Schema definitions follow JSON Schema format with type: "object" and properties. Each property specifies a field name and type that the extraction engine will resolve. Updating a schema does not retroactively change existing extractions, but all future extract() calls using that schema_id will pick up the new definition. The version field is bumped automatically on each update so you can track which version a given extraction used.

List, update, and delete schemas
// List all schemas in the workspace
const schemas = await talonic.schemas.list()
for (const s of schemas.data) {
  console.log(`${s.name} (v${s.version}): ${s.field_count} fields, ${s.extraction_count} extractions`)
}

// Update a schema definition (bumps version, does not change existing extractions)
const updated = await talonic.schemas.update('sch_abc123', {
  name: 'Invoice Schema v3',
  definition: {
    type: 'object',
    properties: {
      vendor_name: { type: 'string' },
      invoice_number: { type: 'string' },
      total_amount: { type: 'number' },
      tax_amount: { type: 'number' },  // new field
      payment_terms: { type: 'string' }, // new field
    },
  },
})
console.log(updated.version) // 2

// Delete a schema (existing extractions are retained)
const deleted = await talonic.schemas.delete('sch_abc123')
console.log(deleted.deleted) // true

Saved schemas are workspace-scoped, so every team member with API access can reference the same schema_id.
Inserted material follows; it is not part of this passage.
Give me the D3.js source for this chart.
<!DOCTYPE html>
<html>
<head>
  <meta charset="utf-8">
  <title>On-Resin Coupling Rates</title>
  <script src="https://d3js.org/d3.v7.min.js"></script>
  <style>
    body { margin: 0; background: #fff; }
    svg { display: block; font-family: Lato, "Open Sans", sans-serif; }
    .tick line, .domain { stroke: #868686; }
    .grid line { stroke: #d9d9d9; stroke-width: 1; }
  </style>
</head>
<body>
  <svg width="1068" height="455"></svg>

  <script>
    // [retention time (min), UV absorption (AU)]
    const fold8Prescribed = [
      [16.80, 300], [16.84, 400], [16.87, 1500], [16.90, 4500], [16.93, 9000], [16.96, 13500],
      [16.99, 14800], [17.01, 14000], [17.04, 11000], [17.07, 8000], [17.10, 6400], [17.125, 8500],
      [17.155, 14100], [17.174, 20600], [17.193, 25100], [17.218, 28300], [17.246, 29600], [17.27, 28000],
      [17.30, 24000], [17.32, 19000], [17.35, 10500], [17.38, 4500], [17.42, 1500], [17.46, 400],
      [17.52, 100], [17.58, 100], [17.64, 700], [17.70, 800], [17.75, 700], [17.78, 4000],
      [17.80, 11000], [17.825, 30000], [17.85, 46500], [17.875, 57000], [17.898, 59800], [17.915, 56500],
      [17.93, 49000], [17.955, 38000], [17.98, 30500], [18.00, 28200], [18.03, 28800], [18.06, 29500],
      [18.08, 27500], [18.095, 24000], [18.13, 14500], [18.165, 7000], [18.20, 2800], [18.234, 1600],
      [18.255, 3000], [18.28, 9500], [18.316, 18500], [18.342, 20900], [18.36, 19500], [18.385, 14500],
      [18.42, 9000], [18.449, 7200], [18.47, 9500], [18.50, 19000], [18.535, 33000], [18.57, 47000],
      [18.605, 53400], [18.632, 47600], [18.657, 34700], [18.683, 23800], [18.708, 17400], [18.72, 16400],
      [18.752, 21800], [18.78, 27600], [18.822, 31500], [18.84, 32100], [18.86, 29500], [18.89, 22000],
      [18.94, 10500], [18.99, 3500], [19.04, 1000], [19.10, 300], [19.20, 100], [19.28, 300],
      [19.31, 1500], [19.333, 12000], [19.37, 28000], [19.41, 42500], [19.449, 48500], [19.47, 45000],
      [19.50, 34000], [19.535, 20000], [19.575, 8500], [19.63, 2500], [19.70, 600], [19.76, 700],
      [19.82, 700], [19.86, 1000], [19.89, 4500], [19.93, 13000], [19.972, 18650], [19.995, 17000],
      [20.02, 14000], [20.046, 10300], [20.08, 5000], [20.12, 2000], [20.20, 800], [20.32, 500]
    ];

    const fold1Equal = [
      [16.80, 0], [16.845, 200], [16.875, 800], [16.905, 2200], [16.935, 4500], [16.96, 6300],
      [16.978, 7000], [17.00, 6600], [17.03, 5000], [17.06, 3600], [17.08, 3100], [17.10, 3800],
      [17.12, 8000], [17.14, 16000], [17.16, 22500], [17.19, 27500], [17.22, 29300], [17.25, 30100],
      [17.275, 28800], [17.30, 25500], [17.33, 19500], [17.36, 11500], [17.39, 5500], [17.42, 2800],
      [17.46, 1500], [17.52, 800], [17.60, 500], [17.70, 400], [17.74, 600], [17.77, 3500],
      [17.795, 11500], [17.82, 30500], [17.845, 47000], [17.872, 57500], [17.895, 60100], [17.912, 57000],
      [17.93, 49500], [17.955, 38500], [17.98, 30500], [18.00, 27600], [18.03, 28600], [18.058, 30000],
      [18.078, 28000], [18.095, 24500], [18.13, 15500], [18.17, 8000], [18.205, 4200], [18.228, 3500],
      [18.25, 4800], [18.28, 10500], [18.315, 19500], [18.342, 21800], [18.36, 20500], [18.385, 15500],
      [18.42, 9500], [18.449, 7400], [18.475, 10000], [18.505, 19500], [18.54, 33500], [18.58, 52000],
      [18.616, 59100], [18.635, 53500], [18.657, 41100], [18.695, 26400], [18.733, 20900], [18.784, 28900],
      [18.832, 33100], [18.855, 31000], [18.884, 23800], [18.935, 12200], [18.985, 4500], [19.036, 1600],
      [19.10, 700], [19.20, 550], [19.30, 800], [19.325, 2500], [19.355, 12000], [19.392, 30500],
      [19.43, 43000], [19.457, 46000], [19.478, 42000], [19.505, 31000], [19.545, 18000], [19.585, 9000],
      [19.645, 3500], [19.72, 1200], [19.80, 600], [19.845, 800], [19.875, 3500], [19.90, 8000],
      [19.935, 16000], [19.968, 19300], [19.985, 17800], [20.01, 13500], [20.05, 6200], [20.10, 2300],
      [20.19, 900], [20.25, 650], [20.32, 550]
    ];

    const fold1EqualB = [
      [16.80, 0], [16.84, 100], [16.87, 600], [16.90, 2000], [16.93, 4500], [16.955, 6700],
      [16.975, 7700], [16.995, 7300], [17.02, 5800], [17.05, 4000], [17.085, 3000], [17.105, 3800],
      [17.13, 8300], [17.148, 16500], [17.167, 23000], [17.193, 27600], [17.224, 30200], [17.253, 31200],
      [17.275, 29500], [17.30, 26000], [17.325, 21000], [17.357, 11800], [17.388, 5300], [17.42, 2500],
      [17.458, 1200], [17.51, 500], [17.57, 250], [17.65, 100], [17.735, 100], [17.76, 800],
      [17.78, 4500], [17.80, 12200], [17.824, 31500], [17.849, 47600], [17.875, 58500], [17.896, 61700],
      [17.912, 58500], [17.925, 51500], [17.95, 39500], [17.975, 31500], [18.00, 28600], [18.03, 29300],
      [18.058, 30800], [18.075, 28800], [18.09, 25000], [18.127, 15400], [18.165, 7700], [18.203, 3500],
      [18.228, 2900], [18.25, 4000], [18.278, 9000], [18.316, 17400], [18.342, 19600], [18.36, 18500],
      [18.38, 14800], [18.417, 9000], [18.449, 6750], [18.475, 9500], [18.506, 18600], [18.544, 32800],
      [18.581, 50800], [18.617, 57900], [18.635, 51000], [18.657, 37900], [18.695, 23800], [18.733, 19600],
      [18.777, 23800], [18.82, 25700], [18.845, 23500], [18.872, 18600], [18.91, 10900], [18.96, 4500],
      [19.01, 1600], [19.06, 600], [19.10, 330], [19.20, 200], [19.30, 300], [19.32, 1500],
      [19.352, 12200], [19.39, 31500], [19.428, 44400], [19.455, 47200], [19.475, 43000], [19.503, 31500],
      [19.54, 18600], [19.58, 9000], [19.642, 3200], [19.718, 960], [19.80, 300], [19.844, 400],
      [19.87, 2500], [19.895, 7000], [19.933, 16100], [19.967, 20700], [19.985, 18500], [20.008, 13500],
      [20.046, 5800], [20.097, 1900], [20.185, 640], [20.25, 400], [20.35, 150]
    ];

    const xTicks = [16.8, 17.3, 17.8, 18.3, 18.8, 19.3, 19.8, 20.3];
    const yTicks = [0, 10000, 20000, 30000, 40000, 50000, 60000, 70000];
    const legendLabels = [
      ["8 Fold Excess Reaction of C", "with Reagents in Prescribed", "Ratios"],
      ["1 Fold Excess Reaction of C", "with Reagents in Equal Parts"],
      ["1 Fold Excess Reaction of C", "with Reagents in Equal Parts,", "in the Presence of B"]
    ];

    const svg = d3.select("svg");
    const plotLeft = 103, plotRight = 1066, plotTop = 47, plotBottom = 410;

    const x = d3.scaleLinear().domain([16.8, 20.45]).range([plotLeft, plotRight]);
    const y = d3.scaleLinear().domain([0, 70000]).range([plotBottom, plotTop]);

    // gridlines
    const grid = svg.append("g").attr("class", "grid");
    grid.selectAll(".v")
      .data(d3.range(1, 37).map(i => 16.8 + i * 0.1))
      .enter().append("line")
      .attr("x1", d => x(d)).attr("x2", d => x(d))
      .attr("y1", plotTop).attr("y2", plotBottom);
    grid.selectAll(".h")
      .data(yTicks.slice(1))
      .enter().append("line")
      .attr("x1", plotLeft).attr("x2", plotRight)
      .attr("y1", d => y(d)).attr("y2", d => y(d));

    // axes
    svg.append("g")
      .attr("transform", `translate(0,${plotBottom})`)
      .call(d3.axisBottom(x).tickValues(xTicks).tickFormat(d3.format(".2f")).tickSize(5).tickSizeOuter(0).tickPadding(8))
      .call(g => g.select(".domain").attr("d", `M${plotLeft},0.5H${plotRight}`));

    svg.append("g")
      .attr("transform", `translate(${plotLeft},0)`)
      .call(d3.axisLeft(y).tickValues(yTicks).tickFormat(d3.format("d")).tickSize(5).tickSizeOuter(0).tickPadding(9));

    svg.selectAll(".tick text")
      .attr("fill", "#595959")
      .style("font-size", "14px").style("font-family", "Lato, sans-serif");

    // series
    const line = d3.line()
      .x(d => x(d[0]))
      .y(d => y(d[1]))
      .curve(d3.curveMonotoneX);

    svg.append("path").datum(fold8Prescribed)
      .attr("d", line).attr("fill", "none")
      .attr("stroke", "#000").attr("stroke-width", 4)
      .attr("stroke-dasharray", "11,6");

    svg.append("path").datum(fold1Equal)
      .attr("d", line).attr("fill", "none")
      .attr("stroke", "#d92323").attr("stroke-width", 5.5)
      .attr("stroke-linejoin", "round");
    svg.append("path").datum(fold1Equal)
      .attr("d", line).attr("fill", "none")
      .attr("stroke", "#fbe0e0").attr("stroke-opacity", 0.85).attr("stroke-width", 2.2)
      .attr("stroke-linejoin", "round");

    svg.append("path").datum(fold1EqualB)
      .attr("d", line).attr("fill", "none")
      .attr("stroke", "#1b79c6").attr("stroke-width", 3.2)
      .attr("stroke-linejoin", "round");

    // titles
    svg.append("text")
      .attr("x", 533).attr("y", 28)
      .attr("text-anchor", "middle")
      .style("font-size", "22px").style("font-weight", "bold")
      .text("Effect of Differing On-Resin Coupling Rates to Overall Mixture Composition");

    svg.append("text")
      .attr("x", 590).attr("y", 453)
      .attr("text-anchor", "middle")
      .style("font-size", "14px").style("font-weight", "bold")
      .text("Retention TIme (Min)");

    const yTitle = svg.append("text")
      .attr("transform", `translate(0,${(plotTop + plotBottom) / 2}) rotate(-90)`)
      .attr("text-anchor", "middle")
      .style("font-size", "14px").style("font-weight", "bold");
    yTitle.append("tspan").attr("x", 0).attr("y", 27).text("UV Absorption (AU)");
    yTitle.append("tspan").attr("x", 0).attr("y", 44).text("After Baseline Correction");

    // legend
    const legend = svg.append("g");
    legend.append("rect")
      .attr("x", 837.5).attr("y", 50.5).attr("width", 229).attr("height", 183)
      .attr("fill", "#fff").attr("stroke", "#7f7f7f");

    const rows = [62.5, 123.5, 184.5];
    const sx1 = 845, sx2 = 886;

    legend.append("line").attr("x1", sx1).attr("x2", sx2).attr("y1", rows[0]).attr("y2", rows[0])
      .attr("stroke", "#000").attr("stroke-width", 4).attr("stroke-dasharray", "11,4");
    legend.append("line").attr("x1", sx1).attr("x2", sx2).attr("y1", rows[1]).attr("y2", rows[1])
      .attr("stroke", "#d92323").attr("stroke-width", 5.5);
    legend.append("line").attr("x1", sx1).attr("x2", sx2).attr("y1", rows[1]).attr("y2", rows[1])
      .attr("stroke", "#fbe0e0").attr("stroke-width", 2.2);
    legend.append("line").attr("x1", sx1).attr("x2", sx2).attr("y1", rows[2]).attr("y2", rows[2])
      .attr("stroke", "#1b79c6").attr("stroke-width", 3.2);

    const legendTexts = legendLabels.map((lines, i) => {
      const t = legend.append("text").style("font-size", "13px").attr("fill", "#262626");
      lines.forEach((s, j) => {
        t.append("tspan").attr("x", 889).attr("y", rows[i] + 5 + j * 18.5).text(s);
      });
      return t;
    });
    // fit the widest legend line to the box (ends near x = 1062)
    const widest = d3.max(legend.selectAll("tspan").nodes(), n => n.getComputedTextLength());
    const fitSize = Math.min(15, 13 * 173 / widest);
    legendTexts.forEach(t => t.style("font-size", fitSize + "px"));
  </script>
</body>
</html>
This makes schemas the right tool for standardising extraction output across a pipeline or team. The update() method uses HTTP PUT and replaces the entire schema definition. Pass all fields you want to keep, not just the changes. The delete() method removes the schema but retains all existing extractions that used it, so historical data is preserved.

Retrieve a schema by ID
// Get a schema by canonical UUID or short_id
const schema = await talonic.schemas.get('sch_abc123')
// or: await talonic.schemas.get('SCH-3A4D79D2')

console.log(schema.name)         // 'Invoice Schema v2'
console.log(schema.definition)   // { type: 'object', properties: { ... } }
console.log(schema.created_at)   // '2025-06-01T10:30:00.000Z'
console.log(schema.updated_at)   // '2025-06-15T14:22:00.000Z'
console.log(schema.links)        // { self: '...', extractions: '...', dashboard: '...' }
Use full JSON Schema format (type: "object" with properties) rather than the flat key-type shorthand. The server-side normaliser for the shorthand format is not fully supported yet.

Frequently asked questions

How do I create a reusable schema?+
Call talonic.schemas.create({ name, definition }) with a JSON Schema definition. The returned object includes id and short_id. Use either as schema_id in future extract calls.
Are schemas shared across team members?+
Yes. Schemas are workspace-scoped. Anyone with API access to the workspace can reference the same schema_id in their extract calls.
Does updating a schema change existing extractions?+
No. Updating a schema bumps the version number and only affects future extract calls that reference that schema_id. Existing extraction results remain unchanged and retain their original schema version.
What happens to extractions when I delete a schema?+
Existing extractions are retained when you delete a schema. The extraction data remains accessible via the extractions resource. Only the schema definition itself is removed, so you can no longer use that schema_id for new extractions.
Can I look up a schema by its short_id?+
Yes. Both the canonical UUID (id) and the human-readable short_id (e.g. 'SCH-3A4D79D2') are accepted as lookup keys on get(), update(), and delete(). The short_id is displayed in the Talonic dashboard for easy reference.